The male assumed his feeding and calling (to the female) immediately after I left, but still only one bird doing all the feeding. Confirmed it was the male, because that night no bird went inside to incubate. The male will not...not in his DNA. This was April, which can still be quite cold in north Georgia, especially at night and a cold front was approaching. Contacted a wild animal rescue facility and they said what I already knew...the very young nestlings wouldn't survive the overnight temps, as it was going down into single digits. They told me to bring them in to their clinic and they would try to rear them, but said that odds were not good. They also had an incubator. I extracted the nest with the help of a friend and took them in. All 4 died.
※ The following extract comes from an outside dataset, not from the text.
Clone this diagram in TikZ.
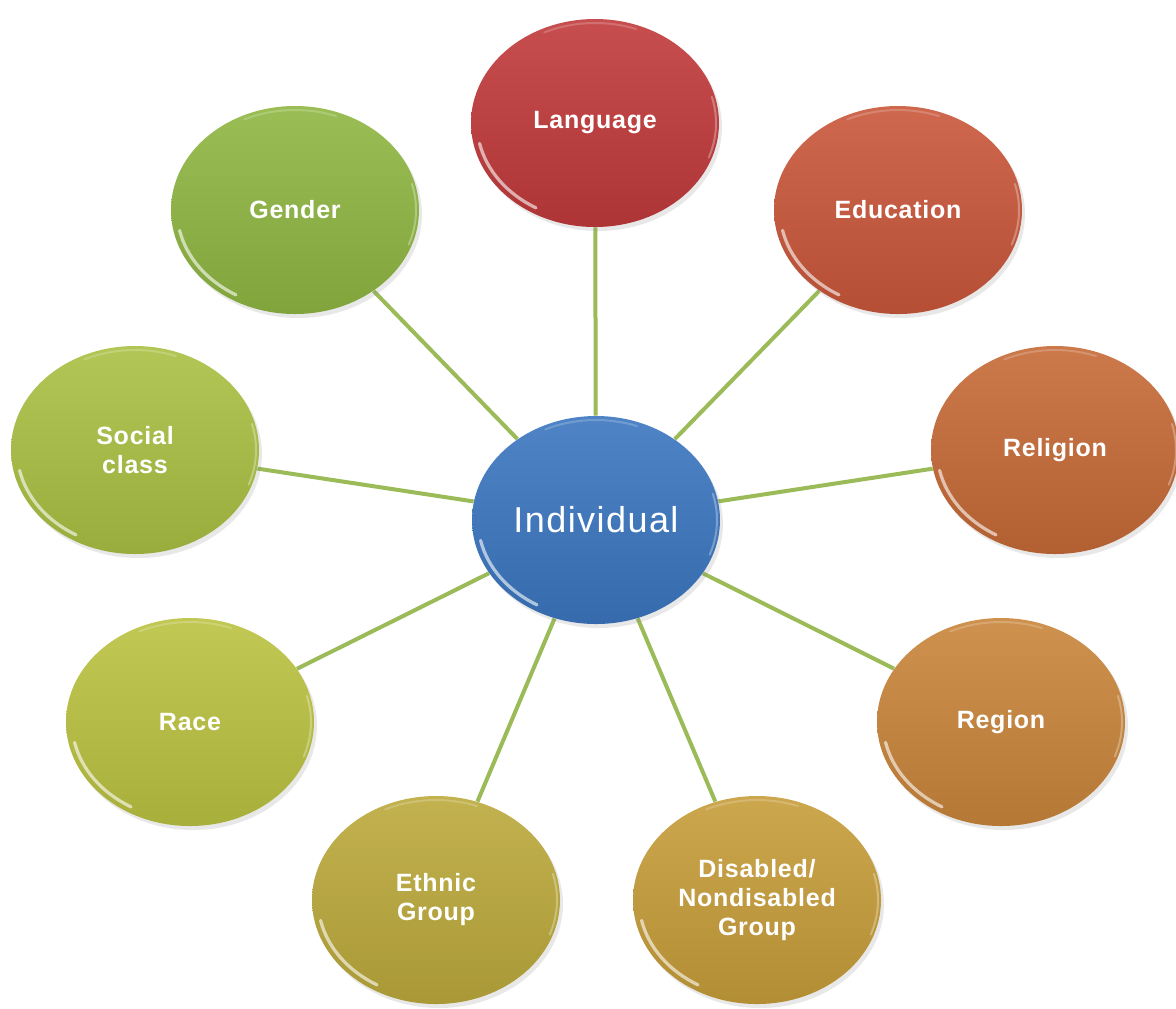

Still feel bad after all these years. ☹️

 

a great story...alas, mother nature is as harsh as she is beautiful and enthralling...

 

I was with a logging crew in SE Alaska and we hooked a turn (some logs out in the brush attached to the overhead rigging to be dragged up to the landing to be loaded onto a truck) and ran out before the whistle blew for the yarder to go ahead with the rigging and there was a nest with some terrified fledglings in the limbs of one of the logs...I looked and didn't say nothing, I was a junior logger and not my place...later I told the hooktender/foreman and he said that I shoulda said something as we coulda saved the birds...never forgot that, nothing could survive the violence of the logs being dragged uphill to the landing...

 

but like they say in the woods, ye hire out to be tough...a few years later I quit the woods altogether...

 

 

 

 

Edited by tutsiwarrior
  • Like 1
Posted

Chick today (Day 7) at dusk – parent bird had just woke from overnight sleep and left the nest (it doesn’t leave the nest until it’s light)

 

Vid1- chick sleeping

Vid2 – Chick hears camera, wakes and wants feeding

 

Amazing how quickly the chick grows and changes – today, feathers are very obvious.

 

 

Just to clarify in case anybody thinks we disturb the nest or birds or chick, we don’t; the nest is about 1-2 metres from my front door and 1 metre away from the car driver’s door when parked so we have to pass the nest several times a day.

 

 

 

  • Like 2
Posted

Bird hardly fits on the nest now that the chick is getting bigger - almost lay on its side - seems to sleep all night though (dusk to dawn). Here I'm stood with my chest almost touching the bike helmet and the bird is unaware - last night.